The interplay between the confidence level and the margin of error is vital:

• A higher confidence level means a wider confidence interval, providing more certainty at the cost of precision.
• A smaller margin of error results in a narrower interval, focusing the estimation but potentially decreasing confidence.

In practice, when we estimate proportions, the standard approach is to calculate a 95% confidence interval, giving a satisfactory balance between precision and reliability. Regardless of the data, always remember that a confidence interval does not give absolute certainty but rather a probabilistic estimate.

Proportion Estimation

Proportion estimation is a fundamental part of statistical analysis, particularly when assessing the characteristics of a population with a large number of elements. This becomes crucial when trying to understand a feature of interest, like bankruptcy in small businesses, within a broader group.

• The sample proportion, \(\hat{p}\), is calculated as the number of successful outcomes divided by the total sample size.
• For example, observing 6 bankruptcies out of 38 businesses gives a sample proportion of \(\hat{p} = \frac{6}{38} \approx 0.1579\).

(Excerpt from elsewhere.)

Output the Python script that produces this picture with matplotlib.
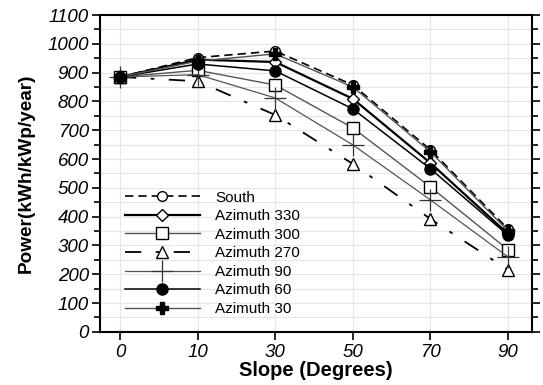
import matplotlib
matplotlib.use("Agg")
import matplotlib.pyplot as plt
from matplotlib.ticker import MultipleLocator

plt.rcParams['font.family'] = ['Liberation Sans', 'DejaVu Sans']

slopes = ["0", "10", "30", "50", "70", "90"]
south = [885, 952, 975, 857, 632, 357]
az330 = [885, 945, 937, 809, 586, 340]
az300 = [885, 908, 857, 708, 503, 285]
az270 = [885, 870, 753, 583, 392, 215]
az90 = [885, 893, 812, 649, 458, 260]
az60 = [885, 930, 906, 774, 566, 335]
az30 = [885, 940, 965, 850, 625, 350]

series = [
    ("South", south, dict(color='black', ls=(0, (5, 3)), lw=1.2, marker='o', mfc='white', mec='black', ms=7)),
    ("Azimuth 330", az330, dict(color='black', ls='-', lw=1.6, marker='D', mfc='white', mec='black', ms=6)),
    ("Azimuth 300", az300, dict(color='#555555', ls='-', lw=1.0, marker='s', mfc='white', mec='black', ms=8)),
    ("Azimuth 270", az270, dict(color='black', ls=(0, (9, 8, 2, 8)), lw=1.3, marker='^', mfc='white', mec='black', ms=8)),
    ("Azimuth 90", az90, dict(color='#555555', ls='-', lw=0.9, marker='+', mec='#333333', ms=16, mew=0.9)),
    ("Azimuth 60", az60, dict(color='black', ls='-', lw=1.1, marker='o', mfc='black', mec='black', ms=8)),
    ("Azimuth 30", az30, dict(color='#555555', ls='-', lw=1.0, marker='P', mfc='black', mec='black', ms=8)),
]

fig = plt.figure(figsize=(5.43, 3.85), dpi=100)
ax = fig.add_axes([0.184, 0.138, 0.796, 0.823])

x = list(range(len(slopes)))
for name, vals, st in series:
    ax.plot(x, vals, label=name, **st)

ax.set_xlim(-0.26, 5.31)
ax.set_ylim(0, 1100)
ax.set_xticks(x)
ax.set_xticklabels(slopes)
ax.yaxis.set_major_locator(MultipleLocator(100))
ax.yaxis.set_minor_locator(MultipleLocator(50))
ax.grid(True, which='both', axis='y', color='#e6e6e6', lw=0.8)
ax.grid(True, which='major', axis='x', color='#e6e6e6', lw=0.8)
ax.set_axisbelow(True)

for lab in ax.get_xticklabels() + ax.get_yticklabels():
    lab.set_fontstyle('italic')
    lab.set_fontsize(13.5)

ax.tick_params(axis='y', which='both', direction='out', right=True, length=6, width=1.2, pad=2)
ax.tick_params(axis='y', which='minor', length=4)
ax.tick_params(axis='x', direction='out', length=6, width=1.2, pad=3)
for s in ax.spines.values():
    s.set_linewidth(1.5)

ax.set_xlabel("Slope (Degrees)", fontsize=14.5, fontweight='bold', labelpad=0)
ax.set_ylabel("Power(kWh/kWp/year)", fontsize=13.7, fontweight='bold', labelpad=9)

ax.legend(loc='lower left', bbox_to_anchor=(0.058, 0.05), frameon=False, fontsize=11,
          handlelength=4.9, labelspacing=0.3, handletextpad=1.0, borderaxespad=0, borderpad=0)

fig.savefig("out.png", dpi=100)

This sample proportion serves as the best point estimate of the true unknown population proportion. Adjusting the sample size by factoring in this sample proportion optimizes the estimate, often leading to a smaller required sample size than the conservative 0.5 initial assumption. Hence, using preliminary sample data refines not just the precision of the estimate but also aids in a more efficient study design by possibly reducing the number of samples needed.